AI can leverage all this material to build more complete solutions: not just implement what you asked, but design something that also covers scenarios you hadn't foreseen.
Context is also built with tools
Context doesn't depend only on what the engineer writes. AI can also build it if given the right tools, access, and permissions.
- Web search: to fill technical gaps or external references.
- Access to the project/repository: read code, understand dependencies, styles, and conventions.
- Access to internal documentation: from specifications to past architectural decisions.
- System exploration permissions: logs, metrics, databases, available APIs.
When AI can query relevant sources directly, its "mental map" of the problem is much richer. And the solutions it builds fit better with the real context, instead of relying only on what the engineer managed to explain.
This doesn't remove the responsibility of providing context manually, but it shifts part of the work toward responsible design of agents and tools: ensuring AI has access to what it needs, no more and no less.
Different interaction styles
These principles apply regardless of the interaction style with AI:
- Vibe coding: fast iterations, free exploration, useful for prototyping.
- Agentic coding: giving more autonomy to an agent to plan and execute with less intervention.
- Assisted approach: detailed prompts, review, and structured refinement.
The difference lies in the length of iterations, the degree of autonomy of AI, and the level of human review. But the starting point is always the same: explain the need clearly.
Beyond software
This shift doesn't just affect how we code.
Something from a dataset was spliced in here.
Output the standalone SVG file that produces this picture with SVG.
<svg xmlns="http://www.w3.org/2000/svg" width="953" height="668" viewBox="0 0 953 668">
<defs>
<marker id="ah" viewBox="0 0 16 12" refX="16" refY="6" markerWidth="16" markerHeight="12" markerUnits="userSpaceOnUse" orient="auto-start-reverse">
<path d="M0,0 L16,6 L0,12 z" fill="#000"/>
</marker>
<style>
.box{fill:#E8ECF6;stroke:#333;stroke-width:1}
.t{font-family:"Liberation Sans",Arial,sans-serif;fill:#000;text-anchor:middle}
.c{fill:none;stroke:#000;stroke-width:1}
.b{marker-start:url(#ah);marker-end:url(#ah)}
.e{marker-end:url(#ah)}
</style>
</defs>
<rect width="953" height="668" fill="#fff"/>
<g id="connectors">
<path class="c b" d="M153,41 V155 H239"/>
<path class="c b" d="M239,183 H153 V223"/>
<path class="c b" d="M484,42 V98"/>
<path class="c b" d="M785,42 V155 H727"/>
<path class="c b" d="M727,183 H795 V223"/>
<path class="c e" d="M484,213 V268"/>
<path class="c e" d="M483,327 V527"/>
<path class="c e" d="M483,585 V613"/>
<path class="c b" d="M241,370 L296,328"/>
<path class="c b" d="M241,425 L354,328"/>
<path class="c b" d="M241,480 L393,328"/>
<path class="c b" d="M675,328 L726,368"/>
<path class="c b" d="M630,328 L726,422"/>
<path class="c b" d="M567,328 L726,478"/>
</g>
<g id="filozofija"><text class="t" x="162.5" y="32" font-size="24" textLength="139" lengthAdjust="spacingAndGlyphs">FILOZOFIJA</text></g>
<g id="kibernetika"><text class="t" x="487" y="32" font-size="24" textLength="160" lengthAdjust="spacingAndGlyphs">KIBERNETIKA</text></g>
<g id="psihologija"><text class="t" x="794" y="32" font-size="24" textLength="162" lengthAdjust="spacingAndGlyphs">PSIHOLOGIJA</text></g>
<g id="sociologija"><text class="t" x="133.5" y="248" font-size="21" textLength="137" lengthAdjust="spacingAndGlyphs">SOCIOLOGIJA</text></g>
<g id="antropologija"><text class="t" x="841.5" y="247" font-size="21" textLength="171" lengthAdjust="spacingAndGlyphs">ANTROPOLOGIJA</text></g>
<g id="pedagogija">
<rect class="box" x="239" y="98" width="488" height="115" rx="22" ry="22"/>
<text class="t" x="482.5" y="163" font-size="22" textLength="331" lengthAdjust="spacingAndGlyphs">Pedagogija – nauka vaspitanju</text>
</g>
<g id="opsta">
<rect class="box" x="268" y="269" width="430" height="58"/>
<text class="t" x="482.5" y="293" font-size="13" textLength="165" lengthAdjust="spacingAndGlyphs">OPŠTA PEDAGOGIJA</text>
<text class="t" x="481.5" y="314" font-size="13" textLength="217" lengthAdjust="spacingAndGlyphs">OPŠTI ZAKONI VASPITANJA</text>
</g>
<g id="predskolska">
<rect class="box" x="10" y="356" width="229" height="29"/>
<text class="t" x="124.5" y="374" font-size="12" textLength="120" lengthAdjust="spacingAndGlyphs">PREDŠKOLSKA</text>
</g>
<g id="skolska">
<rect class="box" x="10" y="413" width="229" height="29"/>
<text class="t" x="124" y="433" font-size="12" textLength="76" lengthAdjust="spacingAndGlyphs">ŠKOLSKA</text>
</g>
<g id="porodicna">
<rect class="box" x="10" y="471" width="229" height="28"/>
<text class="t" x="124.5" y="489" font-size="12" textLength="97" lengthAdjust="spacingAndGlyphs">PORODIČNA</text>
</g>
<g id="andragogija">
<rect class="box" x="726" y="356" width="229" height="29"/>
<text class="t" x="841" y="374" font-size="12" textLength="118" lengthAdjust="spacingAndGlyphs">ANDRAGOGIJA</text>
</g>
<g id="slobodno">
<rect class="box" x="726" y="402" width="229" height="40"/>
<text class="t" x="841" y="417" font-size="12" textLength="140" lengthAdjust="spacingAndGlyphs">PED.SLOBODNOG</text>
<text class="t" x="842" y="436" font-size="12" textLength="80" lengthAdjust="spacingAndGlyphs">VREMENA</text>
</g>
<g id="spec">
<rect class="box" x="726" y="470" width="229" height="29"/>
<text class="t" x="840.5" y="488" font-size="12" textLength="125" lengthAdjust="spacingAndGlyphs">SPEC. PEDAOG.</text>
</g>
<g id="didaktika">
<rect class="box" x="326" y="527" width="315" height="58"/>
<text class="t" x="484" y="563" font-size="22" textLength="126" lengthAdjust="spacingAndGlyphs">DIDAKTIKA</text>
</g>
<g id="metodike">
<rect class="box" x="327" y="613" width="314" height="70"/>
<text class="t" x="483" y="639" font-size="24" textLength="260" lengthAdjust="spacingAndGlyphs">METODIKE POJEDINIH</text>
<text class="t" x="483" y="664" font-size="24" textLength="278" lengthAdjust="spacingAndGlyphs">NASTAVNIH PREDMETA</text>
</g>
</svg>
It also influences how we define personal projects, give instructions to a team, or even make everyday decisions. AI forces us to pause, structure, and communicate clearly before executing.
Conclusion
AI does not replace thinking. It puts it at the forefront. And when fed with a well-explained need, the right context, and access to relevant sources, it doesn't just generate code: it builds robust solutions that expand and improve on what we could have done alone.